==== Collected material

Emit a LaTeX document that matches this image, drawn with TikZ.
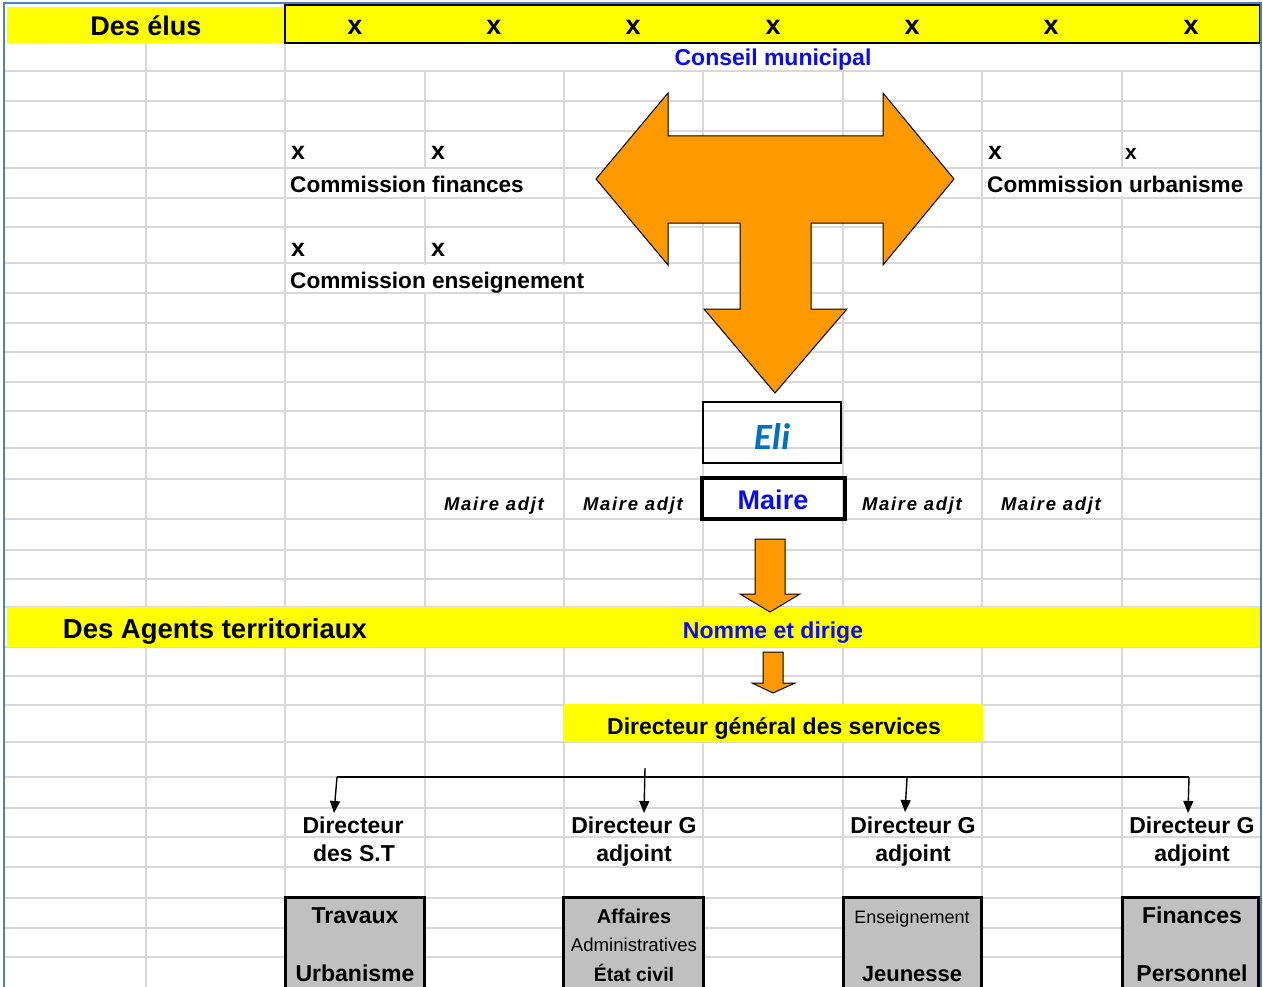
\documentclass[tikz,border=0pt]{standalone}
\usepackage{fontspec}
\setmainfont{Liberation Sans}
\newfontfamily\calfont{Carlito}
\newfontfamily\spacedfont[LetterSpace=9]{Liberation Sans}
\usetikzlibrary{arrows.meta}
\definecolor{gridgray}{RGB}{216,216,216}
\definecolor{hdryellow}{RGB}{255,255,0}
\definecolor{orangefill}{RGB}{255,153,0}
\definecolor{frameblue}{RGB}{79,129,189}
\definecolor{textblue}{RGB}{10,10,245}
\definecolor{eliblue}{RGB}{0,112,192}
\definecolor{boxgray}{RGB}{192,192,192}
\newcommand{\fsz}[1]{\fontsize{#1}{#1}\selectfont}
\tikzset{
  gridline/.style={draw=gridgray, line width=1.6pt},
  lbl/.style={inner sep=0pt, anchor=base, font=\bfseries\fsz{23}},
  lblw/.style={lbl, anchor=base west, font=\bfseries\fsz{22.6}},
  bluelbl/.style={lbl, text=textblue},
  bigx/.style={lbl, font=\bfseries\fsz{27}},
  adjt/.style={inner sep=0pt, anchor=base, font=\spacedfont\bfseries\itshape\fsz{18.5}},
  graybox/.style={draw=black, fill=boxgray, line width=3pt},
  orangearrow/.style={draw=black, fill=orangefill, line width=1pt, line join=miter},
  conn/.style={draw=black, line width=1.4pt, -{Triangle[length=12pt,width=10pt]}},
}
\begin{document}
\begin{tikzpicture}[x=1pt,y=-1pt]
\useasboundingbox (0,0) rectangle (1263,987);
\clip (0,0) rectangle (1263,987);
\fill[white] (0,0) rectangle (1263,987);
% grid
\foreach \gx in {146,285,425,564,703,843,982,1122} {
  \draw[gridline] (\gx,43) -- (\gx,987);
}
\foreach \gy in {71,101,131,168,198,227,263,293,323,352,382,411,448,479,519,550,579,607,647,676,705,742,777,808,837,867,898,928,957} {
  \draw[gridline] (4,\gy) -- (1261,\gy);
}
% merged / overflow cells hide grid lines
\fill[white] (286.5,44) rectangle (1260,70);
\fill[white] (422,169.5) rectangle (428,196.5);
\fill[white] (1119,169.5) rectangle (1125,196.5);
\fill[white] (422,264.5) rectangle (428,291.5);
\fill[white] (561,264.5) rectangle (567,291.5);
% yellow bands
\fill[hdryellow] (7,7) rectangle (285,43);
\draw[fill=hdryellow, line width=2.5pt] (285,5) rectangle (1260,43);
\fill[hdryellow] (7,607) rectangle (1261,647);
\fill[hdryellow, rounded corners=3pt] (563,704) rectangle (983,742);
% frame
\draw[frameblue, line width=2pt] (4,988) -- (4,3) -- (1261,3) -- (1261,988);
% header texts
\node[lbl, font=\bfseries\fsz{27}] (deselus) at (146,36) {Des élus};
\foreach \hx [count=\i] in {355,494,633,773,912,1051,1191} {
  \node[bigx] (hx\i) at (\hx,35) {x};
}
\node[bluelbl] (conseil) at (773,66) {Conseil municipal};
% commissions
\node[bigx, font=\bfseries\fsz{25}] (xf1) at (298,160) {x};
\node[bigx, font=\bfseries\fsz{25}] (xf2) at (438,160) {x};
\node[lblw] (cfin) at (290,193) {Commission finances};
\node[bigx, font=\bfseries\fsz{25}] (xu1) at (995,160) {x};
\node[lbl, font=\bfseries\fsz{21}] (xu2) at (1131,160) {x};
\node[lblw] (curb) at (987,193) {Commission urbanisme};
\node[bigx, font=\bfseries\fsz{25}] (xe1) at (298,256) {x};
\node[bigx, font=\bfseries\fsz{25}] (xe2) at (438,256) {x};
\node[lblw] (cens) at (290,288) {Commission enseignement};
% T arrow
\draw[orangearrow] (596,179) -- (668,93) -- (668,136) -- (883,136) -- (883,93) -- (954,179)
  -- (883,265) -- (883,223) -- (811,223) -- (811,309) -- (847,309) -- (775,393)
  -- (704,309) -- (740,309) -- (740,223) -- (668,223) -- (668,265) -- cycle;
% Eli and Maire
\draw[black, line width=1.5pt] (703,402) rectangle (841,463);
\node[inner sep=0pt, anchor=base, text=eliblue, font=\calfont\bfseries\itshape\fsz{37}] (eli) at (772,449) {Eli};
\draw[black, line width=4pt] (702,478) rectangle (845,519);
\node[bluelbl, font=\bfseries\fsz{27}] (maire) at (773,509) {Maire};
\node[adjt] (adj1) at (494,510) {Maire adjt};
\node[adjt] (adj2) at (633,510) {Maire adjt};
\node[adjt] (adj3) at (912,510) {Maire adjt};
\node[adjt] (adj4) at (1051,510) {Maire adjt};
% orange down arrows
\draw[orangearrow] (755,539) -- (785,539) -- (785,594) -- (800,594) -- (770,612) -- (740,594) -- (755,594) -- cycle;
\draw[orangearrow] (763,652) -- (783,652) -- (783,683) -- (795,683) -- (773,693) -- (752,683) -- (763,683) -- cycle;
% agents
\node[lbl, font=\bfseries\fsz{27.5}] (agents) at (215,638) {Des Agents territoriaux};
\node[bluelbl] (nomme) at (773,638) {Nomme et dirige};
\node[lbl] (dgs) at (774,734) {Directeur général des services};
% directors
\node[lbl] (d1a) at (353,833) {Directeur};
\node[lbl] (d1b) at (354,861) {des S.T};
\node[lbl] (d2a) at (634,833) {Directeur G};
\node[lbl] (d2b) at (634,861) {adjoint};
\node[lbl] (d3a) at (913,833) {Directeur G};
\node[lbl] (d3b) at (913,861) {adjoint};
\node[lbl] (d4a) at (1192,833) {Directeur G};
\node[lbl] (d4b) at (1192,861) {adjoint};
% connectors
\coordinate (busl) at (337,777);
\coordinate (busr) at (1189,777);
\coordinate (s2) at (645,768);
\coordinate (s3) at (907,778);
\coordinate (t1) at (334,813);
\coordinate (t2) at (644,813);
\coordinate (t3) at (905,812);
\coordinate (t4) at (1188,813);
\draw[black, line width=1.4pt] (busl) -- (busr);
\draw[conn] (busl) -- (t1);
\draw[conn] (s2) -- (t2);
\draw[conn] (s3) -- (t3);
\draw[conn] (busr) -- (t4);
% gray boxes
\draw[graybox] (285,897) rectangle (424,995);
\draw[graybox] (563,897) rectangle (703,995);
\draw[graybox] (843,897) rectangle (981,995);
\draw[graybox] (1122,897) rectangle (1258,995);
\node[lbl] (trav) at (355,923) {Travaux};
\node[lbl] (urba) at (355,981) {Urbanisme};
\node[lbl, font=\bfseries\fsz{20}] (aff) at (634,923) {Affaires};
\node[lbl, font=\fsz{18.6}] (adm) at (634,951) {Administratives};
\node[lbl, font=\bfseries\fsz{19.5}] (etat) at (634,981) {État civil};
\node[lbl, font=\fsz{18}] (ens) at (912,923) {Enseignement};
\node[lbl, font=\bfseries\fsz{22}] (jeu) at (912,981) {Jeunesse};
\node[lbl] (fin) at (1192,923) {Finances};
\node[lbl] (pers) at (1192,981) {Personnel};
\end{tikzpicture}
\end{document}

========

Stated task — Write out the material above again, word for word, minus its pictures.

Task result —
Emit a LaTeX document that matches this image, drawn with TikZ.
\documentclass[tikz,border=0pt]{standalone}
\usepackage{fontspec}
\setmainfont{Liberation Sans}
\newfontfamily\calfont{Carlito}
\newfontfamily\spacedfont[LetterSpace=9]{Liberation Sans}
\usetikzlibrary{arrows.meta}
\definecolor{gridgray}{RGB}{216,216,216}
\definecolor{hdryellow}{RGB}{255,255,0}
\definecolor{orangefill}{RGB}{255,153,0}
\definecolor{frameblue}{RGB}{79,129,189}
\definecolor{textblue}{RGB}{10,10,245}
\definecolor{eliblue}{RGB}{0,112,192}
\definecolor{boxgray}{RGB}{192,192,192}
\newcommand{\fsz}[1]{\fontsize{#1}{#1}\selectfont}
\tikzset{
  gridline/.style={draw=gridgray, line width=1.6pt},
  lbl/.style={inner sep=0pt, anchor=base, font=\bfseries\fsz{23}},
  lblw/.style={lbl, anchor=base west, font=\bfseries\fsz{22.6}},
  bluelbl/.style={lbl, text=textblue},
  bigx/.style={lbl, font=\bfseries\fsz{27}},
  adjt/.style={inner sep=0pt, anchor=base, font=\spacedfont\bfseries\itshape\fsz{18.5}},
  graybox/.style={draw=black, fill=boxgray, line width=3pt},
  orangearrow/.style={draw=black, fill=orangefill, line width=1pt, line join=miter},
  conn/.style={draw=black, line width=1.4pt, -{Triangle[length=12pt,width=10pt]}},
}
\begin{document}
\begin{tikzpicture}[x=1pt,y=-1pt]
\useasboundingbox (0,0) rectangle (1263,987);
\clip (0,0) rectangle (1263,987);
\fill[white] (0,0) rectangle (1263,987);
% grid
\foreach \gx in {146,285,425,564,703,843,982,1122} {
  \draw[gridline] (\gx,43) -- (\gx,987);
}
\foreach \gy in {71,101,131,168,198,227,263,293,323,352,382,411,448,479,519,550,579,607,647,676,705,742,777,808,837,867,898,928,957} {
  \draw[gridline] (4,\gy) -- (1261,\gy);
}
% merged / overflow cells hide grid lines
\fill[white] (286.5,44) rectangle (1260,70);
\fill[white] (422,169.5) rectangle (428,196.5);
\fill[white] (1119,169.5) rectangle (1125,196.5);
\fill[white] (422,264.5) rectangle (428,291.5);
\fill[white] (561,264.5) rectangle (567,291.5);
% yellow bands
\fill[hdryellow] (7,7) rectangle (285,43);
\draw[fill=hdryellow, line width=2.5pt] (285,5) rectangle (1260,43);
\fill[hdryellow] (7,607) rectangle (1261,647);
\fill[hdryellow, rounded corners=3pt] (563,704) rectangle (983,742);
% frame
\draw[frameblue, line width=2pt] (4,988) -- (4,3) -- (1261,3) -- (1261,988);
% header texts
\node[lbl, font=\bfseries\fsz{27}] (deselus) at (146,36) {Des élus};
\foreach \hx [count=\i] in {355,494,633,773,912,1051,1191} {
  \node[bigx] (hx\i) at (\hx,35) {x};
}
\node[bluelbl] (conseil) at (773,66) {Conseil municipal};
% commissions
\node[bigx, font=\bfseries\fsz{25}] (xf1) at (298,160) {x};
\node[bigx, font=\bfseries\fsz{25}] (xf2) at (438,160) {x};
\node[lblw] (cfin) at (290,193) {Commission finances};
\node[bigx, font=\bfseries\fsz{25}] (xu1) at (995,160) {x};
\node[lbl, font=\bfseries\fsz{21}] (xu2) at (1131,160) {x};
\node[lblw] (curb) at (987,193) {Commission urbanisme};
\node[bigx, font=\bfseries\fsz{25}] (xe1) at (298,256) {x};
\node[bigx, font=\bfseries\fsz{25}] (xe2) at (438,256) {x};
\node[lblw] (cens) at (290,288) {Commission enseignement};
% T arrow
\draw[orangearrow] (596,179) -- (668,93) -- (668,136) -- (883,136) -- (883,93) -- (954,179)
  -- (883,265) -- (883,223) -- (811,223) -- (811,309) -- (847,309) -- (775,393)
  -- (704,309) -- (740,309) -- (740,223) -- (668,223) -- (668,265) -- cycle;
% Eli and Maire
\draw[black, line width=1.5pt] (703,402) rectangle (841,463);
\node[inner sep=0pt, anchor=base, text=eliblue, font=\calfont\bfseries\itshape\fsz{37}] (eli) at (772,449) {Eli};
\draw[black, line width=4pt] (702,478) rectangle (845,519);
\node[bluelbl, font=\bfseries\fsz{27}] (maire) at (773,509) {Maire};
\node[adjt] (adj1) at (494,510) {Maire adjt};
\node[adjt] (adj2) at (633,510) {Maire adjt};
\node[adjt] (adj3) at (912,510) {Maire adjt};
\node[adjt] (adj4) at (1051,510) {Maire adjt};
% orange down arrows
\draw[orangearrow] (755,539) -- (785,539) -- (785,594) -- (800,594) -- (770,612) -- (740,594) -- (755,594) -- cycle;
\draw[orangearrow] (763,652) -- (783,652) -- (783,683) -- (795,683) -- (773,693) -- (752,683) -- (763,683) -- cycle;
% agents
\node[lbl, font=\bfseries\fsz{27.5}] (agents) at (215,638) {Des Agents territoriaux};
\node[bluelbl] (nomme) at (773,638) {Nomme et dirige};
\node[lbl] (dgs) at (774,734) {Directeur général des services};
% directors
\node[lbl] (d1a) at (353,833) {Directeur};
\node[lbl] (d1b) at (354,861) {des S.T};
\node[lbl] (d2a) at (634,833) {Directeur G};
\node[lbl] (d2b) at (634,861) {adjoint};
\node[lbl] (d3a) at (913,833) {Directeur G};
\node[lbl] (d3b) at (913,861) {adjoint};
\node[lbl] (d4a) at (1192,833) {Directeur G};
\node[lbl] (d4b) at (1192,861) {adjoint};
% connectors
\coordinate (busl) at (337,777);
\coordinate (busr) at (1189,777);
\coordinate (s2) at (645,768);
\coordinate (s3) at (907,778);
\coordinate (t1) at (334,813);
\coordinate (t2) at (644,813);
\coordinate (t3) at (905,812);
\coordinate (t4) at (1188,813);
\draw[black, line width=1.4pt] (busl) -- (busr);
\draw[conn] (busl) -- (t1);
\draw[conn] (s2) -- (t2);
\draw[conn] (s3) -- (t3);
\draw[conn] (busr) -- (t4);
% gray boxes
\draw[graybox] (285,897) rectangle (424,995);
\draw[graybox] (563,897) rectangle (703,995);
\draw[graybox] (843,897) rectangle (981,995);
\draw[graybox] (1122,897) rectangle (1258,995);
\node[lbl] (trav) at (355,923) {Travaux};
\node[lbl] (urba) at (355,981) {Urbanisme};
\node[lbl, font=\bfseries\fsz{20}] (aff) at (634,923) {Affaires};
\node[lbl, font=\fsz{18.6}] (adm) at (634,951) {Administratives};
\node[lbl, font=\bfseries\fsz{19.5}] (etat) at (634,981) {État civil};
\node[lbl, font=\fsz{18}] (ens) at (912,923) {Enseignement};
\node[lbl, font=\bfseries\fsz{22}] (jeu) at (912,981) {Jeunesse};
\node[lbl] (fin) at (1192,923) {Finances};
\node[lbl] (pers) at (1192,981) {Personnel};
\end{tikzpicture}
\end{document}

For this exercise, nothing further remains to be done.